Empty for lunch break

I settle in to converse with my new acquaintance, Brenda, a nurse for over 30 years who’s heading in a new direction soon, taking a twelve-month culinary course in baking and pastry with an eye to catering with one of her daughters, also taking the class but with a different emphasis.  A good reminder to be ready to try new things, no matter your age.  Just remember though, if you decide to try the Megabus, you have to buy your ticket online; you can’t get one on the bus itself.

Trucks, trucks, everywhere

Looking at the thick stands of trees with underbrush that are interspersed between fields, I marvel again, as I often do, at the pioneers who had to travel first on paths made by Indians or paths they themselves made, then make wider roads for wagons, who had to wrest land for farming from these trees and bushes and, in many cases, rocks, and who were so willing (at least the men) to pull up their metaphoric roots to go west.  They left most of their meager possessions either before they left or, often, along the way, and were probably relieved to reach the fertile prairies, although maybe longing for some of those trees to provide shade.  Many of them continued and  what must they have felt when reaching something like the Badlands and then, the Rockies?!  Amazing people!

Gas prices, since leaving northern Illinois, have dropped to $3.99 along the interstate in Indiana but at my favorite stop, exit 71 in Ohio, the price is $3.58.  Even the Mobil stations at the two eastern-most plazas in Indiana are “only” $4.19, in line with Illinois.  I’ve seen prices at these two stations as much as $.60 more per gallon than exit 71 and even $.40 or so more than at any other plazas.  Travelers, beware!

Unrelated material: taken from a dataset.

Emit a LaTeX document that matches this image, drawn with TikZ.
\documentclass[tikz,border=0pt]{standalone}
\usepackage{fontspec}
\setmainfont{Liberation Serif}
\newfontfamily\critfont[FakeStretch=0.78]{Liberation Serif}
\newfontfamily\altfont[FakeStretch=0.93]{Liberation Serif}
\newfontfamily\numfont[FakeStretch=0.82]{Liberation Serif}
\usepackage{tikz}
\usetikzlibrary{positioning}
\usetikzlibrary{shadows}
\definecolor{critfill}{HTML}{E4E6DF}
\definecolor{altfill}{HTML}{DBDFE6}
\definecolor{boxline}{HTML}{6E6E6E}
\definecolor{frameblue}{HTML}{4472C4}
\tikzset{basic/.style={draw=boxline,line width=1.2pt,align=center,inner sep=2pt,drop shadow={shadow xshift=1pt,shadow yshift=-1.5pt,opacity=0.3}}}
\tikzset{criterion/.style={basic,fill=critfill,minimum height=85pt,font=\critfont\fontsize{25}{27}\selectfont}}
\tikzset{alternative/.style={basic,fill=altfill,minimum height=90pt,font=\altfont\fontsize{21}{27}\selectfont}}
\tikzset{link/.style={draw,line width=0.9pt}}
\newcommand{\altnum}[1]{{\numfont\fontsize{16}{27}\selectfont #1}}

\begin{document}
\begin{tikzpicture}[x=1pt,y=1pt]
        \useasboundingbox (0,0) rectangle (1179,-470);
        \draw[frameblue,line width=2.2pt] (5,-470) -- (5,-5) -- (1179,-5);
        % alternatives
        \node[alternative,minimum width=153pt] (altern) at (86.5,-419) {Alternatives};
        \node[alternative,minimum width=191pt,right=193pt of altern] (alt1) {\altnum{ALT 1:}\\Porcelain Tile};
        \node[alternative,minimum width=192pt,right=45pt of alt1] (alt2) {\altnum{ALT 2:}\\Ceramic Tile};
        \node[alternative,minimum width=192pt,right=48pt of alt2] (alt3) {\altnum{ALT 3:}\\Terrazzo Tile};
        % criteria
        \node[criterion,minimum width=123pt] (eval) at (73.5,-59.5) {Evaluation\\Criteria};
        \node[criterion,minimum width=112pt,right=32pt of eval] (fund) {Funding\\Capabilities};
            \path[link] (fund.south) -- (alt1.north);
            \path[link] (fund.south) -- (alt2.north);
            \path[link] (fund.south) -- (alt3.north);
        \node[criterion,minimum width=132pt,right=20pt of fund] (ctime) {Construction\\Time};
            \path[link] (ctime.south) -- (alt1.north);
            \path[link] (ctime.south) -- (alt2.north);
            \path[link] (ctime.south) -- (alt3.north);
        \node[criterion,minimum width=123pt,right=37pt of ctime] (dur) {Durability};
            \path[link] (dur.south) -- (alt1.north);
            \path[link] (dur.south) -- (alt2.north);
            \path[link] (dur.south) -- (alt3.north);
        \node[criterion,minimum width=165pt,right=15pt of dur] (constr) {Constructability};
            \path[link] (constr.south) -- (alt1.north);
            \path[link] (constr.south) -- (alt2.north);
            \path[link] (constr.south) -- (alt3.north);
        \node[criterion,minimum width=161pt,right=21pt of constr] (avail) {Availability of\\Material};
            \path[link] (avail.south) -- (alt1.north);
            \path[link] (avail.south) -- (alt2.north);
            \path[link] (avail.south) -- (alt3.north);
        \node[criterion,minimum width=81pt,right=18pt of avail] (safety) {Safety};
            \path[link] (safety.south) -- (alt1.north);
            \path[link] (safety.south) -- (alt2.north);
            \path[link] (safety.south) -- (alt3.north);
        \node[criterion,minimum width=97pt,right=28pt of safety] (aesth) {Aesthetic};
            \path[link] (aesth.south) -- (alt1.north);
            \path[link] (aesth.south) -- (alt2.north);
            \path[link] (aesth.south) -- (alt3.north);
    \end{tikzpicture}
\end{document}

I love peering down from my eyrie at things I couldn’t see if lower—the four donkeys, two tan, two dark brown, tucked away in a field, a meandering river full to the brim with water. (Spell Check doesn’t know the word “eyrie.”  Why not?)  I spot several hawks, one diving to the ground to eat, one gliding on air currents.  It’s also easier to take pictures!!  I wonder why driving (or, in this case, riding) always makes me feel slightly greasy, even though I’m eating well, drinking plenty of fluids and doing nothing much.  I spot a Euro USA truck, distributor for Mackenzie Creamery’s chèvre that I’ll be selling Saturday morning at the farmers market.  I finish my book and bring out the Kindle, still eschewing the laptop.

Takin’ it easy

Then we’re in Cleveland and I’m waiting for my friend to arrive.  I get home, drive to the post office to get a week’s worth of mail, have something to eat.  I’m home one flight and two days with my parents,  one car road trip and three days with my husband,  and one Megabus trip later.  Lovely.  Time for a Guinness and a NHL playoff game.  Ahhhhhhh.

This used to be a picture of LeBron. Wonder why it isn’t now??!!